Category Archives: Reviews

‘Crows Playing in the Wind’ by A.E. Stallings

Dear Readers, as you know I love corvids of all varieties for their playful nature and for their intelligence. I was delighted to find this poem in the London Review of Books this week: it is a long time since I read a rhyming poem that seemed quite so dextrous and unforced. And I love the final stanza. It gave me goosebumps.

A.E.Stallings is an American poet now living in Athens, and she has this to say about her work:

The ancients taught me how to sound modern,” she told Forbes magazine. “They showed me that technique was not the enemy of urgency, but the instrument.

And yes, the bird in the photo is a raven rather than a hooded crow, but the point still applies, though if any of you live near Portland Bill in Dorset, I would recommend a trip to watch the ravens cavorting and tumbling in the wind off the cliff. And if you don’t, and you’re on Facebook, can I point you in the direction of ‘In the Company of Corvids‘ for some truly wonderful photographs?

And now, the poem.

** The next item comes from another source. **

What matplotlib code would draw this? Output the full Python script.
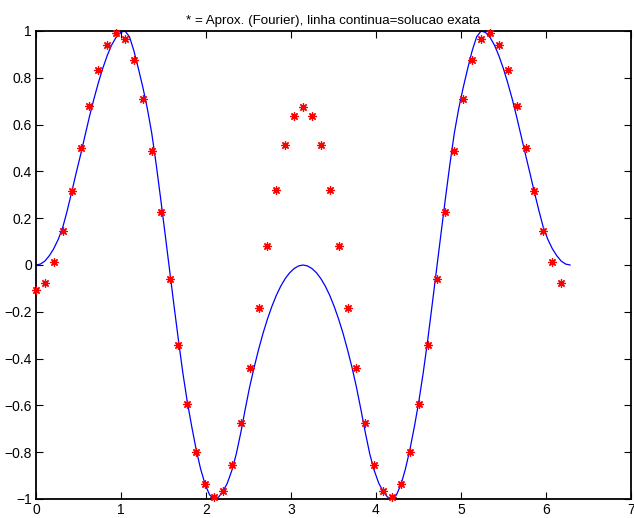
import matplotlib
matplotlib.use('Agg')
import matplotlib.pyplot as plt

plt.rcParams['font.family'] = ['Liberation Sans', 'DejaVu Sans']

# pontos da aproximacao (Fourier), x = k*pi/30
x_aprox = [0.000, 0.105, 0.209, 0.314, 0.419, 0.524, 0.628, 0.733, 0.838, 0.942,
           1.047, 1.152, 1.257, 1.361, 1.466, 1.571, 1.676, 1.780, 1.885, 1.990,
           2.094, 2.199, 2.304, 2.409, 2.513, 2.618, 2.723, 2.827, 2.932, 3.037,
           3.142, 3.246, 3.351, 3.456, 3.561, 3.665, 3.770, 3.875, 3.979, 4.084,
           4.189, 4.294, 4.398, 4.503, 4.608, 4.712, 4.817, 4.922, 5.027, 5.131,
           5.236, 5.341, 5.445, 5.550, 5.655, 5.760, 5.864, 5.969, 6.074, 6.178]
y_aprox = [-0.106, -0.075, 0.011, 0.147, 0.315, 0.500, 0.679, 0.833, 0.939, 0.991,
           0.966, 0.874, 0.710, 0.489, 0.226, -0.061, -0.344, -0.595, -0.801, -0.937,
           -0.992, -0.964, -0.856, -0.676, -0.442, -0.182, 0.082, 0.321, 0.511, 0.635,
           0.677, 0.635, 0.511, 0.321, 0.082, -0.182, -0.442, -0.676, -0.856, -0.964,
           -0.992, -0.937, -0.801, -0.595, -0.344, -0.061, 0.226, 0.489, 0.710, 0.874,
           0.966, 0.991, 0.939, 0.833, 0.679, 0.500, 0.315, 0.147, 0.011, -0.076]

# solucao exata (linha continua)
x_exata = [0.000, 0.052, 0.105, 0.157, 0.209, 0.262, 0.314, 0.367, 0.419, 0.471,
           0.524, 0.576, 0.628, 0.681, 0.733, 0.785, 0.838, 0.890, 0.942, 0.995,
           1.047, 1.100, 1.152, 1.204, 1.257, 1.309, 1.361, 1.414, 1.466, 1.518,
           1.571, 1.623, 1.676, 1.728, 1.780, 1.833, 1.885, 1.937, 1.990, 2.042,
           2.094, 2.147, 2.199, 2.251, 2.304, 2.356, 2.409, 2.461, 2.513, 2.566,
           2.618, 2.670, 2.723, 2.775, 2.827, 2.880, 2.932, 2.985, 3.037, 3.089,
           3.142, 3.194, 3.246, 3.299, 3.351, 3.403, 3.456, 3.508, 3.560, 3.613,
           3.665, 3.718, 3.770, 3.822, 3.875, 3.927, 3.979, 4.032, 4.084, 4.136,
           4.189, 4.241, 4.294, 4.346, 4.398, 4.451, 4.503, 4.555, 4.608, 4.660,
           4.712, 4.765, 4.817, 4.869, 4.922, 4.974, 5.027, 5.079, 5.131, 5.184,
           5.236, 5.288, 5.341, 5.393, 5.445, 5.498, 5.550, 5.603, 5.655, 5.707,
           5.760, 5.812, 5.864, 5.917, 5.969, 6.021, 6.074, 6.126, 6.178, 6.231,
           6.283]
y_exata = [0.000, 0.004, 0.017, 0.040, 0.070, 0.110, 0.160, 0.232, 0.310, 0.391,
           0.470, 0.552, 0.633, 0.709, 0.778, 0.840, 0.895, 0.940, 0.973, 0.994,
           1.000, 0.975, 0.915, 0.840, 0.760, 0.670, 0.565, 0.430, 0.285, 0.135,
           -0.020, -0.172, -0.322, -0.462, -0.585, -0.692, -0.790, -0.872, -0.938, -0.982,
           -1.000, -0.992, -0.968, -0.932, -0.878, -0.808, -0.717, -0.617, -0.522, -0.438,
           -0.362, -0.293, -0.231, -0.177, -0.130, -0.090, -0.058, -0.033, -0.015, -0.004,
           0.000, -0.004, -0.015, -0.033, -0.058, -0.090, -0.130, -0.177, -0.231, -0.293,
           -0.362, -0.438, -0.522, -0.617, -0.717, -0.808, -0.878, -0.932, -0.968, -0.992,
           -1.000, -0.982, -0.938, -0.872, -0.790, -0.692, -0.585, -0.462, -0.322, -0.172,
           -0.020, 0.135, 0.285, 0.430, 0.565, 0.670, 0.760, 0.840, 0.915, 0.975,
           1.000, 0.994, 0.973, 0.940, 0.895, 0.840, 0.778, 0.709, 0.633, 0.552,
           0.470, 0.391, 0.310, 0.232, 0.160, 0.110, 0.070, 0.040, 0.017, 0.004,
           0.000]

xticks = [0, 1, 2, 3, 4, 5, 6, 7]
yticks = [-1, -0.8, -0.6, -0.4, -0.2, 0, 0.2, 0.4, 0.6, 0.8, 1]
ytick_labels = ['\u22121', '\u22120.8', '\u22120.6', '\u22120.4', '\u22120.2', '0',
                '0.2', '0.4', '0.6', '0.8', '1']
titulo = '* = Aprox. (Fourier), linha continua=solucao exata'

fig = plt.figure(figsize=(6.34, 5.18), dpi=100)
ax = fig.add_axes([36 / 634, 19 / 518, 595 / 634, 468 / 518])

ax.plot(x_exata, y_exata, color='blue', linewidth=0.9)
ax.plot(x_aprox, y_aprox, linestyle='none', marker=(8, 2, 0), markersize=6,
        markeredgewidth=0.9, color='red', clip_on=False, zorder=3)

ax.set_xlim(0, 7)
ax.set_ylim(-1, 1)
ax.set_xticks(xticks)
ax.set_xticklabels([str(t) for t in xticks])
ax.set_yticks(yticks)
ax.set_yticklabels(ytick_labels)
ax.tick_params(direction='in', top=True, right=True, length=5, width=0.8,
               labelsize=10, pad=3)
for s in ax.spines.values():
    s.set_linewidth(1.3)
ax.set_title(titulo, fontsize=9.6, pad=5)

fig.savefig('out.png', dpi=100)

See what you think.

Crows in the Wind by A.E. Stallings

Hooded Crow: Corvus cornix

On windy days the crows cavort
Down slides of air for autumn sport.
They dive and spiral, twirl and spin,
Then levitate to ride again.

That wind that makes their airy slide
Comes tumbling down the mountainside,
Tousles the heads of trees and drops
To the sea beyond the cypress tops,

And drinking at the sea’s blue lips
Makes paper sailboats out of ships,
Whose distant swiftness seems repose
Compared to capers of the crows.

Their calligraphic loops concur
In copperplate of signature,
Or in formation they prepare,
Drilling at dogfights with thin air.

Watching them, I want to say
They are intelligence at play
And in their breath-defying flight,
Daredevils of a deep delight.

Of course, who would not rather be
An aerobat of ecstasy?
But it takes grounding to observe
Their every barrel roll and swerve

Against the sky, the way their skill
Makes the unseen visible
With two unlikely forces twinned:
Their turn of mind, the wanton wind.